Another British socialist and freethinker of a slightly later generation, George Bernard Shaw, recognized what Darwinism boils down to. Shaw, who held no particular religious beliefs and left instructions at his death that no one should try to erect a cross over his grave, wrote in 1921:

"[Darwinism] seems simple, because you do not at first realize all that it involves. But when its whole significance dawns on you, your heart sinks into a heap of sand within you. There is a hideous fatalism about it, a ghastly and damnable reduction of beauty and intelligence, of strength and purpose, of honor and aspiration."

Yes, the heart sinks. That easily could have been written not in 1921 but today. Even in troubled economic times, we are a vastly wealthy society -- yet one plagued by a hideous, gnawing, wasting sense of unease and dissatisfaction.
Modern man is in despair because he realizes that a world that has been purged of the transcendent is spiritually sterile, purposeless, and pointless:
Every real solution to this problem of despair assumes a reality beyond our mundane, one-dimensional and material one. How could it not? We are in despair, or fear falling into it -- whether we're religious or otherwise -- over the limitations of our own lives.

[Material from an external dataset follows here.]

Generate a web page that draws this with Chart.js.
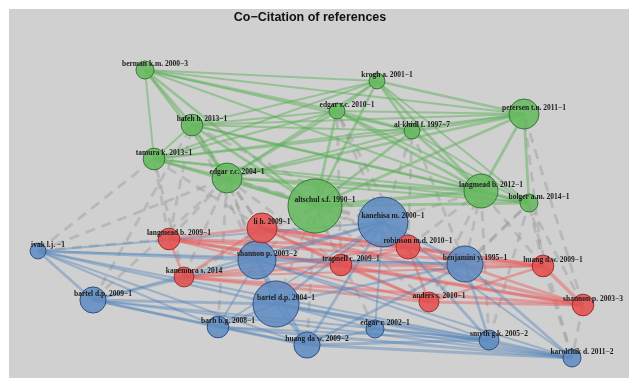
<!DOCTYPE html>
<html>
<head>
<meta charset="utf-8">
<script src="https://cdn.jsdelivr.net/npm/chart.js@4.4.0/dist/chart.umd.min.js"></script>
<style>
  body { margin: 0; background: #fff; }
  #wrap { position: absolute; left: 9px; top: 9px; width: 620px; height: 369px; background: #d0d0d0; }
</style>
</head>
<body>
<div id="wrap"><canvas id="myChart"></canvas></div>
<script>
const title = 'Co\u2212Citation of references';

// references: 0-10 green cluster, 11-18 red, 19-29 blue
const names = [
    'berman k.m. 2000\u22123', 'krogh a. 2001\u22121', 'edgar r.c. 2010\u22121', 'hafeh h. 2013\u22121',
    'petersen t.n. 2011\u22121', 'al-khidl f. 1997\u22127', 'tamura k. 2013\u22121', 'edgar r.c. 2004\u22121',
    'altschul s.f. 1990\u22121', 'langmead b. 2012\u22121', 'bolger a.m. 2014\u22121',
    'li h. 2009\u22121', 'langmead b. 2009\u22121', 'robinson m.d. 2010\u22121', 'trapnell c. 2009\u22121',
    'huang d.w. 2009\u22121', 'kanemura s. 2014', 'anders s. 2010\u22121', 'shannon p. 2003\u22123',
    'kanehisa m. 2000\u22121', 'shannon p. 2003\u22122', 'benjamini y. 1995\u22121', 'ivak l.j. \u22121',
    'bartel d.p. 2009\u22121', 'bartel d.p. 2004\u22121', 'barb b.g. 2008\u22121', 'huang da w. 2009\u22122',
    'edgar r. 2002\u22121', 'smyth g.k. 2005\u22122', 'karolchik d. 2011\u22122'
];
const cluster = [
    'g','g','g','g','g','g','g','g','g','g','g',
    'r','r','r','r','r','r','r','r',
    'b','b','b','b','b','b','b','b','b','b','b'
];
// layout coordinates
const posX = [145, 377, 337, 192, 524, 412, 154, 227, 315, 481, 529,
              262, 169, 408, 341, 543, 184, 429, 583,
              383, 257, 465, 38, 93, 276, 218, 307, 375, 489, 572];
const posY = [70, 81, 111, 125, 114, 131, 159, 178, 206, 191, 203,
              228, 239, 247, 265, 266, 277, 302, 305,
              222, 260, 264, 251, 300, 304, 327, 345, 329, 340, 358];
// co-citation weight per reference
const cites = [9, 7, 7, 13, 25, 7, 13, 25, 81, 32, 9,
               25, 13, 16, 13, 13, 11, 11, 13,
               69, 40, 36, 7, 19, 59, 13, 19, 9, 11, 9];

// [from, to, strength]
const greenLinks = [
    [0,1,1],[0,2,2],[0,3,2],[0,4,1],[0,5,1],[0,7,2],[0,8,2],[0,9,1],[0,6,1],
    [1,2,2],[1,3,1],[1,4,2],[1,5,2],[1,7,1],[1,8,2],[1,9,2],[1,10,1],[1,6,1],
    [2,3,1],[2,4,1],[2,5,2],[2,6,1],[2,7,2],[2,8,2],[2,9,2],[2,10,1],
    [3,4,1],[3,5,1],[3,6,1],[3,7,2],[3,8,2],[3,9,2],[3,10,1],
    [4,5,2],[4,6,1],[4,7,2],[4,8,2],[4,9,2],[4,10,2],
    [5,6,1],[5,7,1],[5,8,2],[5,9,2],[5,10,1],
    [6,7,2],[6,8,2],[6,9,1],[6,10,1],
    [7,8,3],[7,9,2],[7,10,1],
    [8,9,3],[8,10,2],
    [9,10,3]
];
const redLinks = [
    [11,12,2],[11,13,3],[11,14,2],[11,15,3],[11,16,2],[11,17,2],[11,18,3],
    [12,13,2],[12,14,2],[12,15,2],[12,16,2],[12,17,1],[12,18,2],
    [13,14,2],[13,15,3],[13,16,1],[13,17,2],[13,18,2],
    [14,15,2],[14,16,2],[14,17,2],[14,18,2],
    [15,16,1],[15,17,2],[15,18,3],
    [16,17,2],[16,18,2],
    [17,18,2]
];
const blueLinks = [
    [19,20,2],[19,21,2],[19,22,1],[19,23,1],[19,24,2],[19,25,1],[19,26,2],[19,27,1],[19,28,2],[19,29,1],
    [20,21,2],[20,22,2],[20,23,2],[20,24,2],[20,25,1],[20,26,2],[20,28,1],[20,29,1],
    [21,22,1],[21,24,2],[21,26,2],[21,28,2],[21,29,2],
    [22,23,2],[22,24,2],[22,25,1],[22,26,1],[22,28,1],
    [23,24,2],[23,25,2],[23,26,2],[23,28,1],[23,29,1],
    [24,25,2],[24,26,2],[24,27,1],[24,28,2],[24,29,2],
    [25,26,2],[25,28,1],[25,29,2],
    [26,27,1],[26,28,2],[26,29,2],
    [27,28,1],[27,29,1],
    [28,29,2]
];
// links between clusters (dashed)
const crossLinks = [
    [22,6],[22,7],[22,12],[23,7],[12,6],[12,7],[12,3],[16,7],[16,6],[16,8],
    [11,7],[11,3],[11,6],[14,8],[14,2],[14,7],[13,8],[13,9],[13,2],[13,5],
    [19,8],[19,9],[19,7],[19,2],[19,5],[19,3],[20,8],[20,7],[20,3],[21,9],
    [21,10],[21,5],[21,8],[15,10],[15,9],[15,4],[18,10],[18,4],[18,29],[17,9],
    [17,8],[17,10],[24,8],[24,7],[26,8],[27,8],[28,9],[28,10],[25,7],[29,15],
    [29,10],[23,3]
];

const fills = { g: 'rgba(104,186,96,0.88)', r: 'rgba(228,80,80,0.88)', b: 'rgba(96,140,194,0.88)' };
const borders = { g: 'rgba(45,110,45,0.9)', r: 'rgba(150,40,40,0.9)', b: 'rgba(40,70,120,0.9)' };

function edge(link, color, dash, order) {
    let a = link[0], b = link[1];
    let w = link.length > 2 ? 1.1 + link[2] * 0.85 : 2.8;
    return {
        type: 'line',
        data: [{ x: posX[a], y: posY[a] }, { x: posX[b], y: posY[b] }],
        borderColor: color,
        borderWidth: w,
        borderDash: dash,
        pointRadius: 0,
        fill: false,
        clip: false,
        order: order
    };
}

function nodes(c) {
    let pts = [];
    for (let i = 0; i < names.length; i++) {
        if (cluster[i] !== c) continue;
        pts.push({ x: posX[i], y: posY[i], r: 3 * Math.sqrt(cites[i]) });
    }
    return {
        type: 'bubble',
        data: pts,
        backgroundColor: fills[c],
        borderColor: borders[c],
        borderWidth: 1,
        clip: false,
        order: 0
    };
}

let datasets = [nodes('g'), nodes('r'), nodes('b')];
for (let l of greenLinks) datasets.push(edge(l, 'rgba(90,176,86,0.48)', [], 2));
for (let l of redLinks) datasets.push(edge(l, 'rgba(232,92,92,0.45)', [], 3));
for (let l of blueLinks) datasets.push(edge(l, 'rgba(80,130,186,0.42)', [], 2));
for (let l of crossLinks) datasets.push(edge(l, 'rgba(150,150,150,0.42)', [10, 7], 5));

const nodeLabels = {
    id: 'nodeLabels',
    afterDatasetsDraw(chart) {
        const ctx = chart.ctx;
        const x = chart.scales.x, y = chart.scales.y;
        ctx.save();
        ctx.textAlign = 'center';
        ctx.textBaseline = 'middle';
        ctx.font = 'bold 7.5px "Liberation Serif"';
        ctx.fillStyle = '#1c1c1c';
        names.forEach((n, i) => {
            ctx.fillText(n, x.getPixelForValue(posX[i]) + 10, y.getPixelForValue(posY[i]) - 6);
        });
        ctx.font = 'bold 12.5px "Liberation Sans"';
        ctx.fillStyle = '#111';
        ctx.fillText(title, x.getPixelForValue(310), y.getPixelForValue(18));
        ctx.restore();
    }
};

new Chart(document.getElementById('myChart'), {
    type: 'scatter',
    data: { datasets: datasets },
    options: {
        responsive: true,
        maintainAspectRatio: false,
        animation: false,
        layout: { padding: 0, autoPadding: false },
        scales: {
            x: { type: 'linear', min: 9, max: 629, display: false },
            y: { type: 'linear', min: 9, max: 378, reverse: true, display: false }
        },
        plugins: {
            legend: { display: false },
            tooltip: { enabled: false }
        }
    },
    plugins: [nodeLabels]
});
</script>
</body>
</html>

The ultimate limit is imposed by death, which we fear as no generation in memory seems to have done despite the overwhelming safety of our existence. In the meantime, while we are still alive, the lack of a sense of ultimate purpose and meaning that goes with the culture of materialism feeds the anxiety that underlies so much of that culture.

Materialism corrodes the confidence we might otherwise have that any search for meaning that we undertake is not necessarily in vain. Intelligent design offers the hope, by the refutation of materialist science, that "something is out there," whatever it might be, capable of granting genuine purpose to our existence.
If there is a designer of some sort "out there" it must be highly intelligent, very powerful, personal, and sufficiently concerned with us to have designed us to be the kind of beings who can experience love and a yearning for transcendence.

In other words, if there's a designer it would seem that it must be the very sort of being that could fill the emptiness in the vacant hearts of modern men. No wonder then that ID appeals to those who are still searching for something to make their lives meaningful.